** Exercise description **
Leave out the pictures; transcribe all else exactly.

── Dataset content ──

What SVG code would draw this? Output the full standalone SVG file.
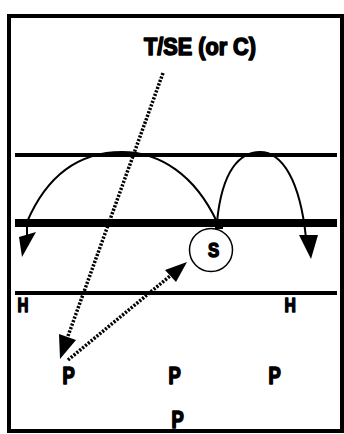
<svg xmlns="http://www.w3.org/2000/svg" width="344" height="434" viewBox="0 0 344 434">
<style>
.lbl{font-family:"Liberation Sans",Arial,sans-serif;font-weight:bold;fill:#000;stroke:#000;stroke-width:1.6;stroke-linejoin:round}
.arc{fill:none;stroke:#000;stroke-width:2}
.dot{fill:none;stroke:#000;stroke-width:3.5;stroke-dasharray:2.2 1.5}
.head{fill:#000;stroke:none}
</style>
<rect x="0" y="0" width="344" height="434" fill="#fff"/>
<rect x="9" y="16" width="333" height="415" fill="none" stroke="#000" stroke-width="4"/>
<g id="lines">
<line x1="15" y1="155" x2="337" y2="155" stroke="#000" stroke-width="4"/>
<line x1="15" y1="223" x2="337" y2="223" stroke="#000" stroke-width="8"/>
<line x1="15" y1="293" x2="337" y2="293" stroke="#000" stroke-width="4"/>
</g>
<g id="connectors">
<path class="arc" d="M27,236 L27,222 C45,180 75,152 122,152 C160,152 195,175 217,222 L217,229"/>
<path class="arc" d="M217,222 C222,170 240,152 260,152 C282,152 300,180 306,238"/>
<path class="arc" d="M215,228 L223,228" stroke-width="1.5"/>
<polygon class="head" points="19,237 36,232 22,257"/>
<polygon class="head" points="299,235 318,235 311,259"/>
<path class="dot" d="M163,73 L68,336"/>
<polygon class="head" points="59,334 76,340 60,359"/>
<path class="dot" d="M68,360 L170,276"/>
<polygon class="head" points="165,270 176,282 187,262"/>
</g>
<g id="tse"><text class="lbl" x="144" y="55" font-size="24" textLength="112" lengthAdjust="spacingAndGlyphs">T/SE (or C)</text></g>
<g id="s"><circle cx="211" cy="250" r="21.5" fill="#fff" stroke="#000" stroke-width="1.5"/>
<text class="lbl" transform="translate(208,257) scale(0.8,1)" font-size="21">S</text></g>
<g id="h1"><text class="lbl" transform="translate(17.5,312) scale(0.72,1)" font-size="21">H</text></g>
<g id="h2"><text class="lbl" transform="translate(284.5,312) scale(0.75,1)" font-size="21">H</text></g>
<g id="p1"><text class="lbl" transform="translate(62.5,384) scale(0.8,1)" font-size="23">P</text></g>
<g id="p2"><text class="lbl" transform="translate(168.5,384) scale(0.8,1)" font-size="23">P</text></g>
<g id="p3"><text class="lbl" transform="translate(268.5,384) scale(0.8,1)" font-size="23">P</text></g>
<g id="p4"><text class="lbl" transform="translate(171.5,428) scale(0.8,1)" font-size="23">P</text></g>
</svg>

───

** Output of the task **
What SVG code would draw this? Output the full standalone SVG file.
<svg xmlns="http://www.w3.org/2000/svg" width="344" height="434" viewBox="0 0 344 434">
<style>
.lbl{font-family:"Liberation Sans",Arial,sans-serif;font-weight:bold;fill:#000;stroke:#000;stroke-width:1.6;stroke-linejoin:round}
.arc{fill:none;stroke:#000;stroke-width:2}
.dot{fill:none;stroke:#000;stroke-width:3.5;stroke-dasharray:2.2 1.5}
.head{fill:#000;stroke:none}
</style>
<rect x="0" y="0" width="344" height="434" fill="#fff"/>
<rect x="9" y="16" width="333" height="415" fill="none" stroke="#000" stroke-width="4"/>
<g id="lines">
<line x1="15" y1="155" x2="337" y2="155" stroke="#000" stroke-width="4"/>
<line x1="15" y1="223" x2="337" y2="223" stroke="#000" stroke-width="8"/>
<line x1="15" y1="293" x2="337" y2="293" stroke="#000" stroke-width="4"/>
</g>
<g id="connectors">
<path class="arc" d="M27,236 L27,222 C45,180 75,152 122,152 C160,152 195,175 217,222 L217,229"/>
<path class="arc" d="M217,222 C222,170 240,152 260,152 C282,152 300,180 306,238"/>
<path class="arc" d="M215,228 L223,228" stroke-width="1.5"/>
<polygon class="head" points="19,237 36,232 22,257"/>
<polygon class="head" points="299,235 318,235 311,259"/>
<path class="dot" d="M163,73 L68,336"/>
<polygon class="head" points="59,334 76,340 60,359"/>
<path class="dot" d="M68,360 L170,276"/>
<polygon class="head" points="165,270 176,282 187,262"/>
</g>
<g id="tse"><text class="lbl" x="144" y="55" font-size="24" textLength="112" lengthAdjust="spacingAndGlyphs">T/SE (or C)</text></g>
<g id="s"><circle cx="211" cy="250" r="21.5" fill="#fff" stroke="#000" stroke-width="1.5"/>
<text class="lbl" transform="translate(208,257) scale(0.8,1)" font-size="21">S</text></g>
<g id="h1"><text class="lbl" transform="translate(17.5,312) scale(0.72,1)" font-size="21">H</text></g>
<g id="h2"><text class="lbl" transform="translate(284.5,312) scale(0.75,1)" font-size="21">H</text></g>
<g id="p1"><text class="lbl" transform="translate(62.5,384) scale(0.8,1)" font-size="23">P</text></g>
<g id="p2"><text class="lbl" transform="translate(168.5,384) scale(0.8,1)" font-size="23">P</text></g>
<g id="p3"><text class="lbl" transform="translate(268.5,384) scale(0.8,1)" font-size="23">P</text></g>
<g id="p4"><text class="lbl" transform="translate(171.5,428) scale(0.8,1)" font-size="23">P</text></g>
</svg>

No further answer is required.